[Source code of charts]
## START

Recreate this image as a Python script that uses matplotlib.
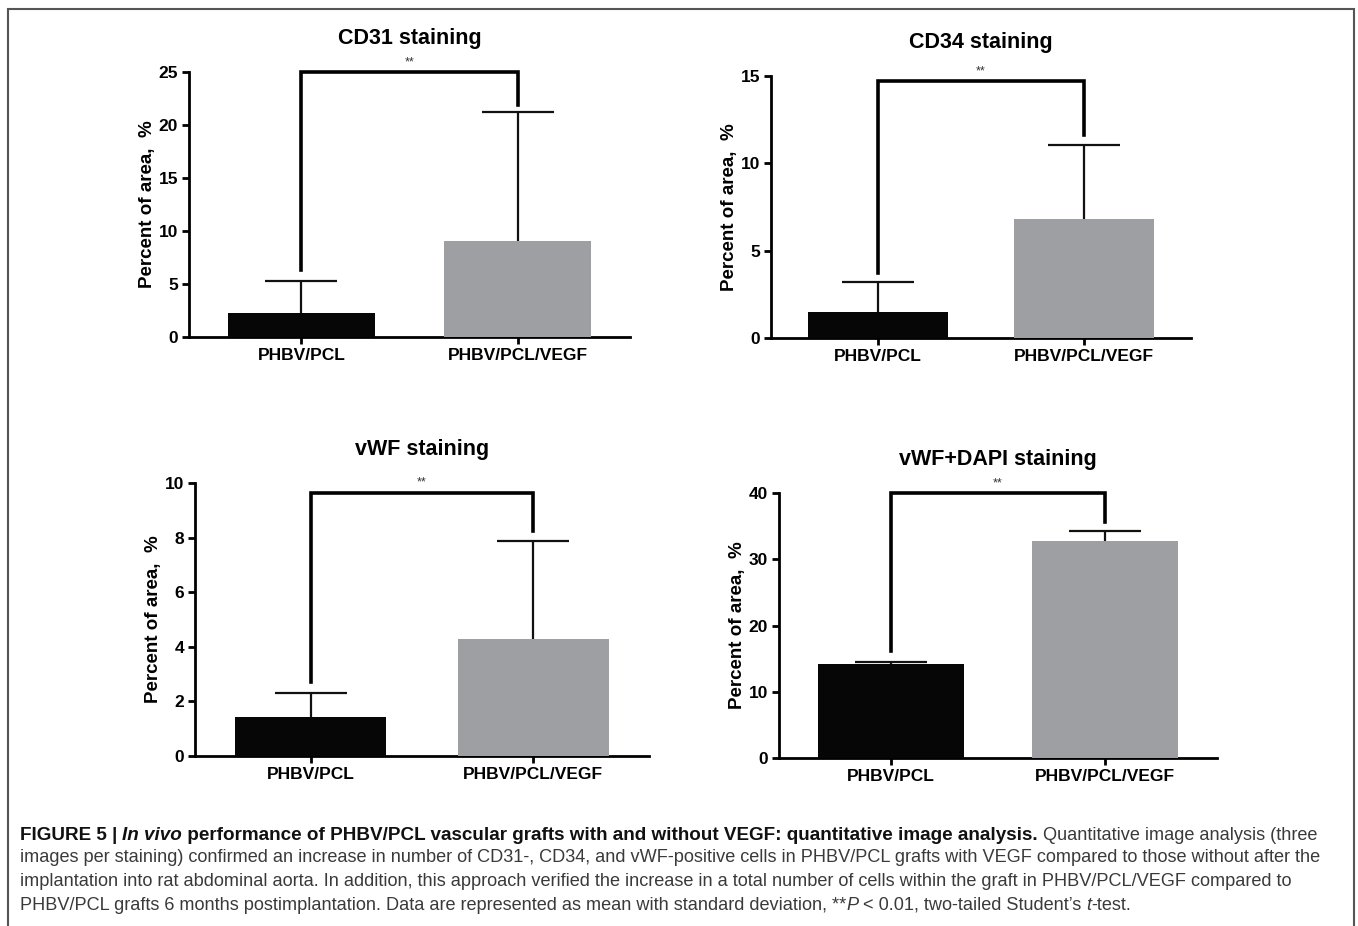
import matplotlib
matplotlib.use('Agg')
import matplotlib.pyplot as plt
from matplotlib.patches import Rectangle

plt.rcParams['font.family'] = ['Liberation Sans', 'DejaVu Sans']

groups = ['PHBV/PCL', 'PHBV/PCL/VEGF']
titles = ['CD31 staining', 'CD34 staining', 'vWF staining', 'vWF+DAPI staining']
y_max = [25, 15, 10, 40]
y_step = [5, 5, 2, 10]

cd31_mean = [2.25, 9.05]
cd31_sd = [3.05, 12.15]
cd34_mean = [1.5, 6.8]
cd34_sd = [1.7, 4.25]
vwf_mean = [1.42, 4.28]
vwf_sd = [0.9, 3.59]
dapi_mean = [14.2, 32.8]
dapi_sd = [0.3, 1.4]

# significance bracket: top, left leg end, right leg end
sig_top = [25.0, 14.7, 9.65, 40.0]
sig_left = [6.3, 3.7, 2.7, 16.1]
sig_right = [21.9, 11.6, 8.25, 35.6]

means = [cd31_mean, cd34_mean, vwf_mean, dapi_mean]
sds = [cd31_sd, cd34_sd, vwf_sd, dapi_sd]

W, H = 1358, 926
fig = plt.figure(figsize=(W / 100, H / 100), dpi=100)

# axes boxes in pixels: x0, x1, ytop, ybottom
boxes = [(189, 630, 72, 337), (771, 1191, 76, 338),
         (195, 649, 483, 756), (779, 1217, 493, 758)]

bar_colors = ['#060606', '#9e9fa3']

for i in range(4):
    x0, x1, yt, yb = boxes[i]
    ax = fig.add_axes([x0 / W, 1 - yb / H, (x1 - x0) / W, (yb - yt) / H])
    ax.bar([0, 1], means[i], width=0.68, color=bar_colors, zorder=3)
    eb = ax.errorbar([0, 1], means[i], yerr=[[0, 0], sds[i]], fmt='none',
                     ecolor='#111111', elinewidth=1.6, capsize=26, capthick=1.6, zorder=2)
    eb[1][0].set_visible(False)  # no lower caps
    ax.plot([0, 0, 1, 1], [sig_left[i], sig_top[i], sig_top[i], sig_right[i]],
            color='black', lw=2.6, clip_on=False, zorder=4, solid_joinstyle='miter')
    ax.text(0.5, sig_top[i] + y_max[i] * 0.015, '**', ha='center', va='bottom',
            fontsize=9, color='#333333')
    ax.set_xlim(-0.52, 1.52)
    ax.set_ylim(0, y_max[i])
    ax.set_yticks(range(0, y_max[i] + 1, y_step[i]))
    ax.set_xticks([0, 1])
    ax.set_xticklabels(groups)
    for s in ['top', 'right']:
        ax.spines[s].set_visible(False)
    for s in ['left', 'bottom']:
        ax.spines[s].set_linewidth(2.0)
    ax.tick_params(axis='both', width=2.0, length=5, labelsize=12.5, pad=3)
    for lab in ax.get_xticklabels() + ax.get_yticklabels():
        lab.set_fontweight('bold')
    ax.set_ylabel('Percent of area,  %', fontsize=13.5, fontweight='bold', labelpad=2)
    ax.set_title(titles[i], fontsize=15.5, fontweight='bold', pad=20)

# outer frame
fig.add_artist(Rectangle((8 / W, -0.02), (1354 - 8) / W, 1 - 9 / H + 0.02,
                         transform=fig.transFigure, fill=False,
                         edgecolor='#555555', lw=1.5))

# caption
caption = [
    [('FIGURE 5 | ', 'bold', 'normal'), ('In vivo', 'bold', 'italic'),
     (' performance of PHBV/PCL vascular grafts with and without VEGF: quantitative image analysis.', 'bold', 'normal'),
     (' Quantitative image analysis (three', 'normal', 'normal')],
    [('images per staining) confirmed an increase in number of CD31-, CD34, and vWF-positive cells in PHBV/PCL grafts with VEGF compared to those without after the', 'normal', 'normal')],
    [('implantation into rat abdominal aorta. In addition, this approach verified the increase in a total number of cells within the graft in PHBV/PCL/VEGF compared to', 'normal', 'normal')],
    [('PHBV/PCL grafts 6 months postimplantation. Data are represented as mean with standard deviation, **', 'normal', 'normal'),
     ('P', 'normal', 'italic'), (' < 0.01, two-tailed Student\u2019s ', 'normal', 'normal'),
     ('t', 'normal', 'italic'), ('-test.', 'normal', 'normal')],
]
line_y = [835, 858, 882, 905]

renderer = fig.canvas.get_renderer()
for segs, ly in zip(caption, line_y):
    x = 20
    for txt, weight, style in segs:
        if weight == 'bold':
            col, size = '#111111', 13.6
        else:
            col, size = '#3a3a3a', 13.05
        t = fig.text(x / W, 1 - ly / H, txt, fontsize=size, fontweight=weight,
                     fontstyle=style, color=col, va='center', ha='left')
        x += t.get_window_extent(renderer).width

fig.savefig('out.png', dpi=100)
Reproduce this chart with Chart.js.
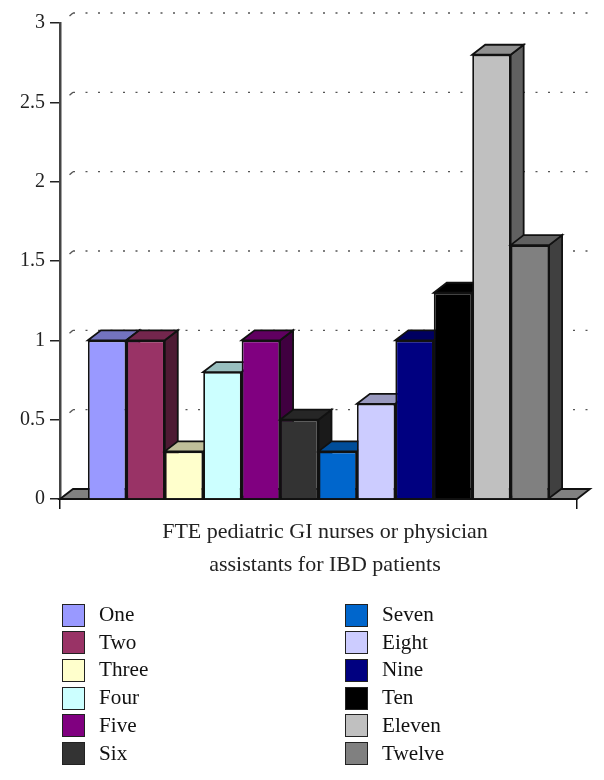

## END

What the task requires: Exactly reproduce the run of lines from the start of the listing through the line with "y_step = [5, 5, 2, 10]", inclusive; pictures are not copied.

Expected answer:
Recreate this image as a Python script that uses matplotlib.
import matplotlib
matplotlib.use('Agg')
import matplotlib.pyplot as plt
from matplotlib.patches import Rectangle

plt.rcParams['font.family'] = ['Liberation Sans', 'DejaVu Sans']

groups = ['PHBV/PCL', 'PHBV/PCL/VEGF']
titles = ['CD31 staining', 'CD34 staining', 'vWF staining', 'vWF+DAPI staining']
y_max = [25, 15, 10, 40]
y_step = [5, 5, 2, 10]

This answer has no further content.